Overalignment of an existing type in c++17

Question

Given an existing type T, it is possible to overalign it on the stack with the alignas() keyword:

  alignas(1024) T variable;

For dynamic allocation, we have a cumbersome syntax :

  T *variable = new (std::align_val_t(1024)) T;

However, there are two problems with this syntax:

1. Microsoft's compiler emits error C2956 although the syntax is valid;
2. There seems to be no corresponding operator for destruction and aligned delete.

A workaround seems would be the definition of a new type that encapsulates T:

alignas(1024)
struct AlignedType {
  T _;
};

Alignedtype variable = new AlignedType;  // Properly aligned in c++17
delete variable;                         // Suitable aligned deallocation function called in c++17

This workaround is messy, if T's constructor has parameters, we must add some syntaxic shenanigan to forward constructor arguments, and we need to access variable._ to get the real content.

Inheritance is a bit simpler, but if T is a fundamental type (like uint32_t), we can't use inheritance.

My question is as follow:

Does something like

using AlignedType = alignas(32) T;

is possible (the above does not compile) or is it just not possible to dynamically allocate an existing type using custom alignment without resorting to syntaxic complexities ?

Answer 1

It is not possible to achieve the equivalent of your hypothetical:

using AlignedType = alignas(32) T;

There is no such thing as a type that is equivalent to another type but with different alignment.

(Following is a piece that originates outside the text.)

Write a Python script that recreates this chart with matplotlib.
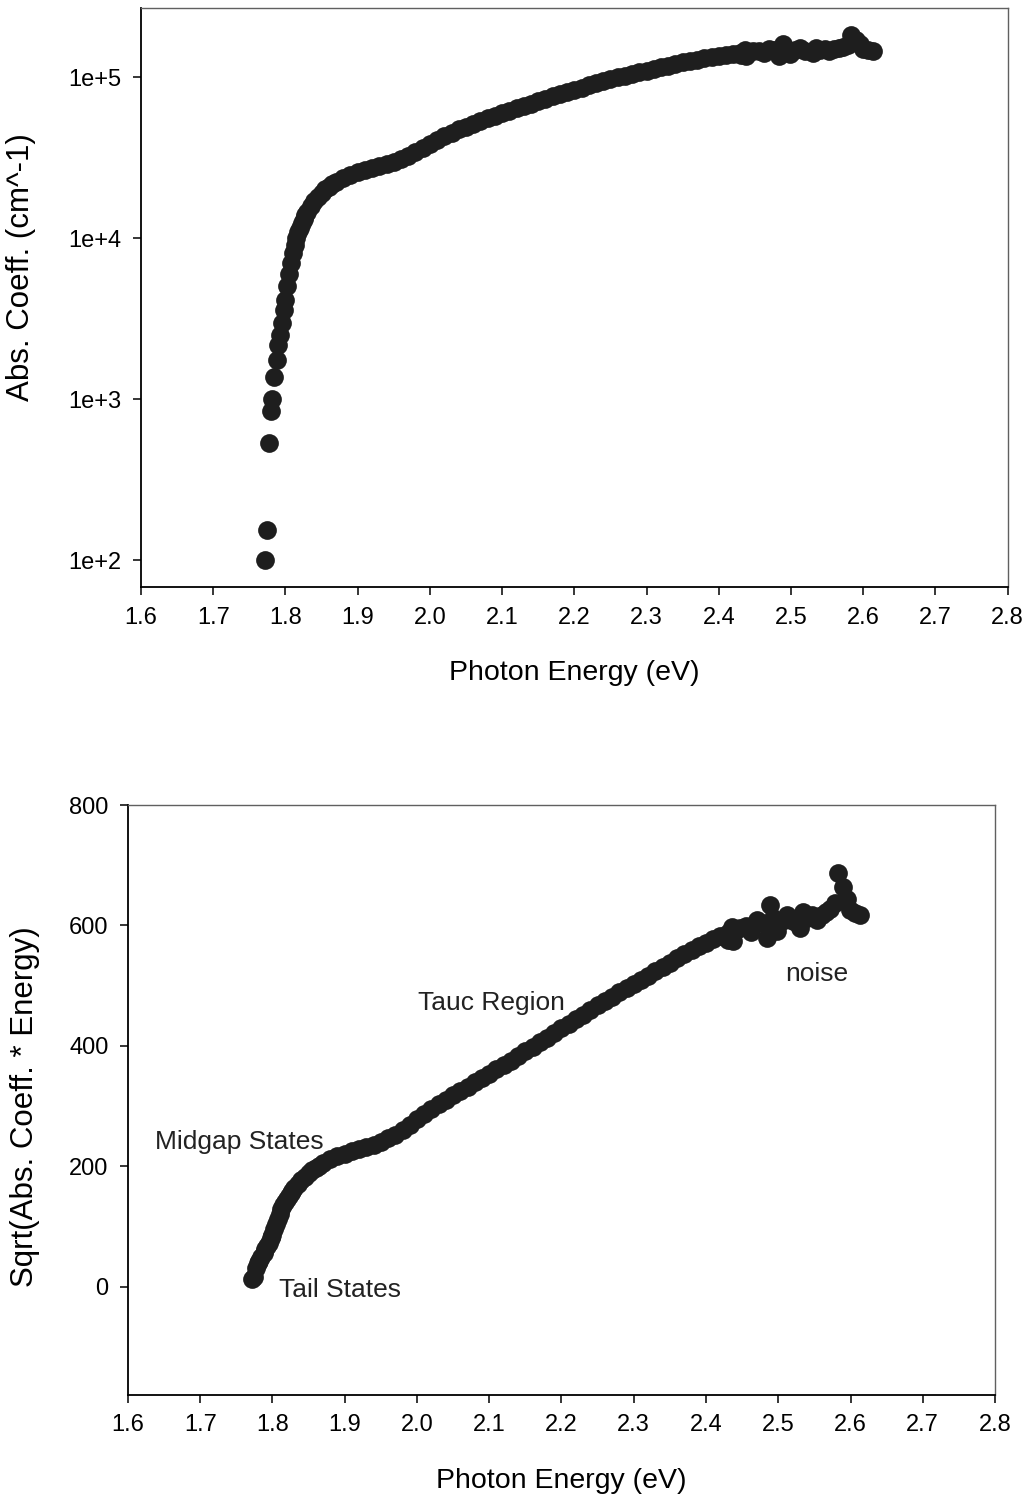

If the language allowed something like that to exist, imagine all the extra overload resolution rules we would have to add to the language.

The syntax

new (std::align_val_t(1024)) T;

should work. However, MSVC has a bug where it considers ::operator new(std::size_t, std::align_val_t) to be a "placement allocation function" rather than a "usual allocation function". This leads to the error you are seeing, where it complains that a placement allocation function matches a usual deallocation function.

(It seems that it is the standard's fault for not being clear: CWG2592. However, MSVC is to blame too; why did they choose to interpret the standard in a way that makes new (std::align_val_t(x)) T illegal?)

A workaround is to implement your own operator new and matching operator delete that delegate to the ones that you actually want to call:

struct alignment_tag {};

void* operator new(std::size_t size, alignment_tag, std::align_val_t alignment) {
    return operator new(size, alignment);
}

void operator delete(void* p, alignment_tag, std::align_val_t alignment) {
    operator delete(p, alignment);
}

Now you can do

T *variable = new (alignment_tag{}, std::align_val_t(1024)) T;

I personally would wrap this in something like:

template <class T>
struct AlignedDeleter {
    AlignedDeleter(std::align_val_t alignment) : alignment_(alignment) {}
    void operator()(T* ptr) const {
        ptr->~T();
        ::operator delete(ptr, alignment_);
    }
    std::align_val_t alignment_;
};

template <typename T>
using AlignedUniquePtr = std::unique_ptr<T, AlignedDeleter<T>>;

template <typename T, typename... Args>
AlignedUniquePtr<T> make_unique_aligned(std::align_val_t alignment, Args&&... args) {
    return AlignedUniquePtr<T>(new (alignment_tag{}, alignment) T(std::forward<Args>(args)...), AlignedDeleter<T>(alignment));
}

(You can always call .release() if you need to.)